-- Aim of the task --
Copy everything in the listing below word for word, apart from any images.

-- Source data --

** Begin **

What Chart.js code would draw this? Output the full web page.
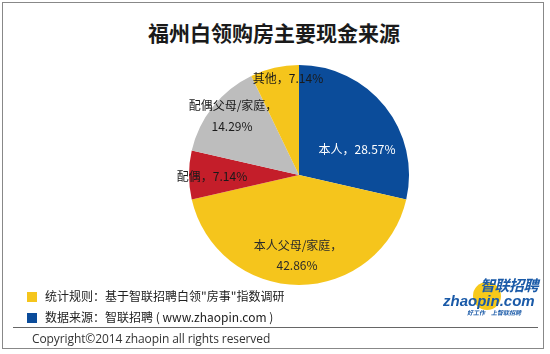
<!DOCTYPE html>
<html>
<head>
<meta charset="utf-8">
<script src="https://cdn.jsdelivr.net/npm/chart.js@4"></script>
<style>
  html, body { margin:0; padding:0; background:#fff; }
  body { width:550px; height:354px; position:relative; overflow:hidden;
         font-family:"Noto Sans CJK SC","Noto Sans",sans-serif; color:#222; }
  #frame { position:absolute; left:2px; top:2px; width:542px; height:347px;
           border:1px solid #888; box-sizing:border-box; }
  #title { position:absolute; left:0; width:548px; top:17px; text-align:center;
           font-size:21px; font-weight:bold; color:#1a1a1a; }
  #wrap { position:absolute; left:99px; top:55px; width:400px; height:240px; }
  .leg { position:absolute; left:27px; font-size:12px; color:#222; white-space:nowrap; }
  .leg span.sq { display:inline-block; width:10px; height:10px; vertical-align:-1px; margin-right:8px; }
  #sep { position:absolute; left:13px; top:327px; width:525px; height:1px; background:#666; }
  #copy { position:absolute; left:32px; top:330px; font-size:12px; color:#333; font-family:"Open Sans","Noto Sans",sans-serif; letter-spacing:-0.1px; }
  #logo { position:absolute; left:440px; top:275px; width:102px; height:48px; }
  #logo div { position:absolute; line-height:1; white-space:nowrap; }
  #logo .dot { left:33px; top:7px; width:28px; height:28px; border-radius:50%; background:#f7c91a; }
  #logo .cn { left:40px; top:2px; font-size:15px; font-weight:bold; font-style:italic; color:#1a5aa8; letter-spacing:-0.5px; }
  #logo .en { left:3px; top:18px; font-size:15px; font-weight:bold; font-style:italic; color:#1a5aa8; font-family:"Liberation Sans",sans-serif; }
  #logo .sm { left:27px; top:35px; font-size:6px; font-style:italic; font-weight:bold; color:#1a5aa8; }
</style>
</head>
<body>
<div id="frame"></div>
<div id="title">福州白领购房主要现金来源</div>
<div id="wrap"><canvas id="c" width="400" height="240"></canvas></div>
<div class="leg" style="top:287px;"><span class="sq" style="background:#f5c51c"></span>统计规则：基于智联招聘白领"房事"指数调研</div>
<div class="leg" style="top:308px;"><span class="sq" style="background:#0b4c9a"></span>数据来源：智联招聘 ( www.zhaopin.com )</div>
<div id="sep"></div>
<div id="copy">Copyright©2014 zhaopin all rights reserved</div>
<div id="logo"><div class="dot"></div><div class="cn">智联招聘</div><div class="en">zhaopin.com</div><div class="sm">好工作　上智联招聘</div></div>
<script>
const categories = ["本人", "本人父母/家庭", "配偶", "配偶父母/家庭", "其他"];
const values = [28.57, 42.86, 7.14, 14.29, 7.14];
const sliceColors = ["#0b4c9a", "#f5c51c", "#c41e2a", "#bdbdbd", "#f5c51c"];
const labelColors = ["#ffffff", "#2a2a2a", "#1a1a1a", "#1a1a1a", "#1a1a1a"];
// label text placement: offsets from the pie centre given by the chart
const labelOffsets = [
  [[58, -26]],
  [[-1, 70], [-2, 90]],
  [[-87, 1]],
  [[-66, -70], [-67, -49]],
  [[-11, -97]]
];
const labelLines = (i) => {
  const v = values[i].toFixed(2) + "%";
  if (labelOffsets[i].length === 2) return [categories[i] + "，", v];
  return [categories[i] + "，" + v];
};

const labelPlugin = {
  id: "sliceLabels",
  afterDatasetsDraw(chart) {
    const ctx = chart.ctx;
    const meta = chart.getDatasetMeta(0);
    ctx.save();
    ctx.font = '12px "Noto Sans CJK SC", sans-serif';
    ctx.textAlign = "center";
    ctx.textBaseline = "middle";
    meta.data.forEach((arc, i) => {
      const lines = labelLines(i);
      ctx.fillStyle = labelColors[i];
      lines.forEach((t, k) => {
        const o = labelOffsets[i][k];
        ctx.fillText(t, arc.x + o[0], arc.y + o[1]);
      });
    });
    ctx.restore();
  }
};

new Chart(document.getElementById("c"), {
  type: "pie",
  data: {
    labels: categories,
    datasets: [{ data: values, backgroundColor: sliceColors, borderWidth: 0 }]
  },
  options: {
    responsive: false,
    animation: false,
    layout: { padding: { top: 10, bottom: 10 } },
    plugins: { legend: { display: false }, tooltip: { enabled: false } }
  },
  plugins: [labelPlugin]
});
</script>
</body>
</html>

** End **

-- Problem solution --
What Chart.js code would draw this? Output the full web page.
<!DOCTYPE html>
<html>
<head>
<meta charset="utf-8">
<script src="https://cdn.jsdelivr.net/npm/chart.js@4"></script>
<style>
  html, body { margin:0; padding:0; background:#fff; }
  body { width:550px; height:354px; position:relative; overflow:hidden;
         font-family:"Noto Sans CJK SC","Noto Sans",sans-serif; color:#222; }
  #frame { position:absolute; left:2px; top:2px; width:542px; height:347px;
           border:1px solid #888; box-sizing:border-box; }
  #title { position:absolute; left:0; width:548px; top:17px; text-align:center;
           font-size:21px; font-weight:bold; color:#1a1a1a; }
  #wrap { position:absolute; left:99px; top:55px; width:400px; height:240px; }
  .leg { position:absolute; left:27px; font-size:12px; color:#222; white-space:nowrap; }
  .leg span.sq { display:inline-block; width:10px; height:10px; vertical-align:-1px; margin-right:8px; }
  #sep { position:absolute; left:13px; top:327px; width:525px; height:1px; background:#666; }
  #copy { position:absolute; left:32px; top:330px; font-size:12px; color:#333; font-family:"Open Sans","Noto Sans",sans-serif; letter-spacing:-0.1px; }
  #logo { position:absolute; left:440px; top:275px; width:102px; height:48px; }
  #logo div { position:absolute; line-height:1; white-space:nowrap; }
  #logo .dot { left:33px; top:7px; width:28px; height:28px; border-radius:50%; background:#f7c91a; }
  #logo .cn { left:40px; top:2px; font-size:15px; font-weight:bold; font-style:italic; color:#1a5aa8; letter-spacing:-0.5px; }
  #logo .en { left:3px; top:18px; font-size:15px; font-weight:bold; font-style:italic; color:#1a5aa8; font-family:"Liberation Sans",sans-serif; }
  #logo .sm { left:27px; top:35px; font-size:6px; font-style:italic; font-weight:bold; color:#1a5aa8; }
</style>
</head>
<body>
<div id="frame"></div>
<div id="title">福州白领购房主要现金来源</div>
<div id="wrap"><canvas id="c" width="400" height="240"></canvas></div>
<div class="leg" style="top:287px;"><span class="sq" style="background:#f5c51c"></span>统计规则：基于智联招聘白领"房事"指数调研</div>
<div class="leg" style="top:308px;"><span class="sq" style="background:#0b4c9a"></span>数据来源：智联招聘 ( www.zhaopin.com )</div>
<div id="sep"></div>
<div id="copy">Copyright©2014 zhaopin all rights reserved</div>
<div id="logo"><div class="dot"></div><div class="cn">智联招聘</div><div class="en">zhaopin.com</div><div class="sm">好工作　上智联招聘</div></div>
<script>
const categories = ["本人", "本人父母/家庭", "配偶", "配偶父母/家庭", "其他"];
const values = [28.57, 42.86, 7.14, 14.29, 7.14];
const sliceColors = ["#0b4c9a", "#f5c51c", "#c41e2a", "#bdbdbd", "#f5c51c"];
const labelColors = ["#ffffff", "#2a2a2a", "#1a1a1a", "#1a1a1a", "#1a1a1a"];
// label text placement: offsets from the pie centre given by the chart
const labelOffsets = [
  [[58, -26]],
  [[-1, 70], [-2, 90]],
  [[-87, 1]],
  [[-66, -70], [-67, -49]],
  [[-11, -97]]
];
const labelLines = (i) => {
  const v = values[i].toFixed(2) + "%";
  if (labelOffsets[i].length === 2) return [categories[i] + "，", v];
  return [categories[i] + "，" + v];
};

const labelPlugin = {
  id: "sliceLabels",
  afterDatasetsDraw(chart) {
    const ctx = chart.ctx;
    const meta = chart.getDatasetMeta(0);
    ctx.save();
    ctx.font = '12px "Noto Sans CJK SC", sans-serif';
    ctx.textAlign = "center";
    ctx.textBaseline = "middle";
    meta.data.forEach((arc, i) => {
      const lines = labelLines(i);
      ctx.fillStyle = labelColors[i];
      lines.forEach((t, k) => {
        const o = labelOffsets[i][k];
        ctx.fillText(t, arc.x + o[0], arc.y + o[1]);
      });
    });
    ctx.restore();
  }
};

new Chart(document.getElementById("c"), {
  type: "pie",
  data: {
    labels: categories,
    datasets: [{ data: values, backgroundColor: sliceColors, borderWidth: 0 }]
  },
  options: {
    responsive: false,
    animation: false,
    layout: { padding: { top: 10, bottom: 10 } },
    plugins: { legend: { display: false }, tooltip: { enabled: false } }
  },
  plugins: [labelPlugin]
});
</script>
</body>
</html>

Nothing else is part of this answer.